The violence comes as Israel prepares for the important holy seasons of Passover and Easter. So far, airlines, travel agents and the government report the trouble has had little impact on bookings.

"We know that there is a little slowdown in reservations for Easter and Passover, and there were a very small number of cancellations," said Orly Doron, director of foreign press for the tourism ministry. "There were also groups that were planning to arrive with a certain number [of travelers] and came with a smaller group ... and we very much hope that Easter and Passover will not be damaged."

Mr. Doron confirmed an ad budget increase is "very likely" and a U.S. campaign addressing the violence issue is possible. That would benefit AC&R, New York, which started handling advertising in Europe, Japan and the U.S. at the first of the year.

However, Daniel Multer, director of marketing and promotions for the Israel Ministry of Tourism, North America, said recent events should not affect a campaign breaking in April.
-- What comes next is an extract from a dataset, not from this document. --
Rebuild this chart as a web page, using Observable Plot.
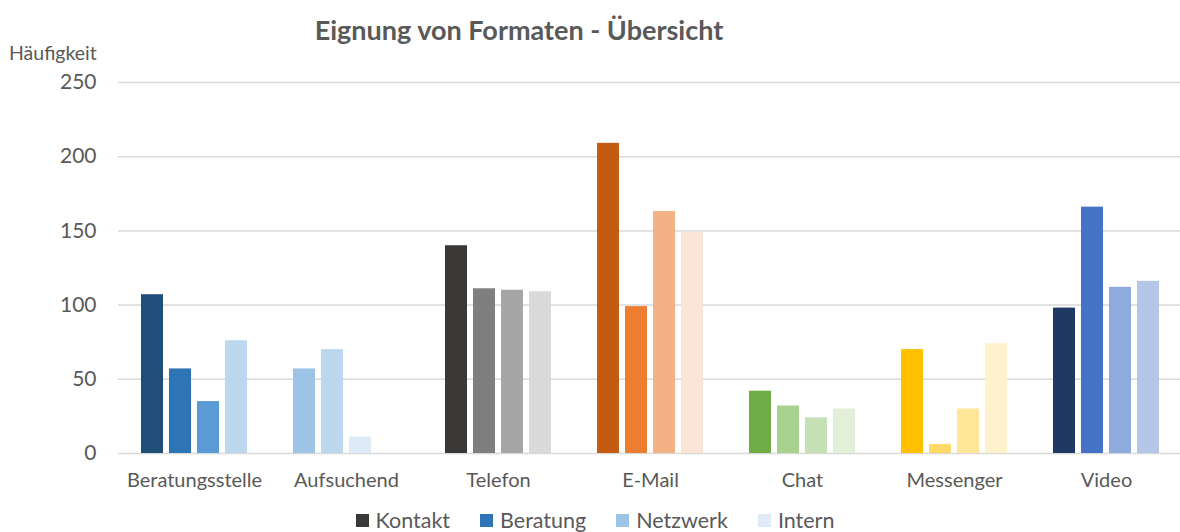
<!DOCTYPE html>
<html><head><meta charset="utf-8">
<script src="https://cdn.jsdelivr.net/npm/d3@7"></script>
<script src="https://cdn.jsdelivr.net/npm/@observablehq/plot@0.6"></script>
<style>
body{margin:0;background:#fff;font-family:Lato,"Open Sans",sans-serif;}
#wrap{position:relative;width:1180px;height:532px;overflow:hidden;background:#fff}
#chart{position:absolute;left:0;top:0}
#title{position:absolute;left:0;width:1038px;top:13px;text-align:center;font-weight:bold;font-size:27px;color:#595959;line-height:34px}
#ylab{position:absolute;left:9px;top:41px;font-size:19.5px;color:#595959;line-height:24px}
#legend{position:absolute;left:0;width:1190px;top:507px;display:flex;justify-content:center;font-size:21.5px;color:#595959;line-height:26px}
#legend .item{display:flex;align-items:center;margin:0 15px}
#legend .sw{width:13px;height:13px;margin-right:7px}
</style></head>
<body>
<div id="wrap">
<div id="chart"></div>
<div id="title">Eignung von Formaten - Übersicht</div>
<div id="ylab">Häufigkeit</div>
<div id="legend"></div>
</div>
<script>
const categories = ["Beratungsstelle","Aufsuchend","Telefon","E-Mail","Chat","Messenger","Video"];
const series = ["Kontakt","Beratung","Netzwerk","Intern"];
const kontakt  = [107, 57, 140, 209, 42, 70, 98];
const beratung = [57, 70, 111, 99, 32, 6, 166];
const netzwerk = [35, 11, 110, 163, 24, 30, 112];
const intern   = [76, 0, 109, 149, 30, 74, 116];
const yTicks = [0, 50, 100, 150, 200, 250];

// colours per category (Kontakt, Beratung, Netzwerk, Intern)
const barColors = [
  ["#1F4E79","#2E75B6","#5B9BD5","#BDD7EE"],
  ["#9DC3E6","#BDD7EE","#DEEBF7","#DEEBF7"],
  ["#3B3838","#7F7F7F","#A6A6A6","#D9D9D9"],
  ["#C55A11","#ED7D31","#F4B183","#FBE5D6"],
  ["#70AD47","#A9D18E","#C5E0B4","#E2F0D9"],
  ["#FFC000","#FFD966","#FFE699","#FFF2CC"],
  ["#203864","#4472C4","#8FAADC","#B4C7E7"]
];
const legendColors = ["#3B3838","#2E75B6","#9DC3E6","#DEEBF7"];

const valuesBySeries = [kontakt, beratung, netzwerk, intern];
const rows = [];
categories.forEach((c, i) => {
  series.forEach((s, j) => {
    rows.push({cat: c, series: s, value: valuesBySeries[j][i], color: barColors[i][j]});
  });
});

const chart = Plot.plot({
  width: 1180,
  height: 500,
  marginTop: 82,
  marginBottom: 47,
  marginLeft: 117,
  marginRight: -3,
  style: {fontFamily: "Lato, 'Open Sans', sans-serif", color: "#595959", background: "transparent"},
  fx: {domain: categories, padding: 0, label: null},
  x: {domain: series, axis: null, paddingInner: 0.2, paddingOuter: 0.75},
  y: {domain: [0, 250], label: null},
  marks: [
    Plot.gridY(yTicks, {stroke: "#D9D9D9", strokeOpacity: 1, strokeWidth: 1.5}),
    Plot.barY(rows, {fx: "cat", x: "series", y: "value", fill: "color"}),
    Plot.axisY(yTicks, {tickSize: 0, tickPadding: 22, fontSize: 21, fill: "#595959", label: null}),
    Plot.axisFx({anchor: "bottom", tickSize: 0, tickPadding: 19, fontSize: 20, fill: "#595959", label: null})
  ]
});
document.getElementById("chart").appendChild(chart);

const leg = document.getElementById("legend");
series.forEach((s, j) => {
  const it = document.createElement("div");
  it.className = "item";
  const sw = document.createElement("span");
  sw.className = "sw";
  sw.style.background = legendColors[j];
  const t = document.createElement("span");
  t.textContent = s;
  it.appendChild(sw); it.appendChild(t);
  leg.appendChild(it);
});
</script>
</body></html>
Mr. Multer wouldn't reveal the focus of the new campaign. But there had to have been sighs of relief among officials that the last print and radio schedule from previous agency Biederman, Kelly & Shaffer ended in January. Those ads, tagged "Hope to see you soon. Love Israel," spoke of "the promise of peace" and "what a glorious time to be here."

The negligible impact on tourism to date is attributed to the region's strong pull on experienced travelers, who visit family or travel for religious reasons. First-time leisure travelers who might be more skittish usually don't arrive in large numbers until spring and summer.

"People who travel to the Middle East are a savvy, sophisticated bunch of travelers," said Natalie Intrater, owner of Discovery Travel Center, Chevy Chase, Md., and a board member with the American Society of Travel Agents. "Those that go frequently are kind of used to the upheaval."

Perillo Tours, Woodcliff Lake, N.J., also received calls expressing concern but no cancellations of its May Italy-Israel Holy Land trip, said VP Stephen Perillo.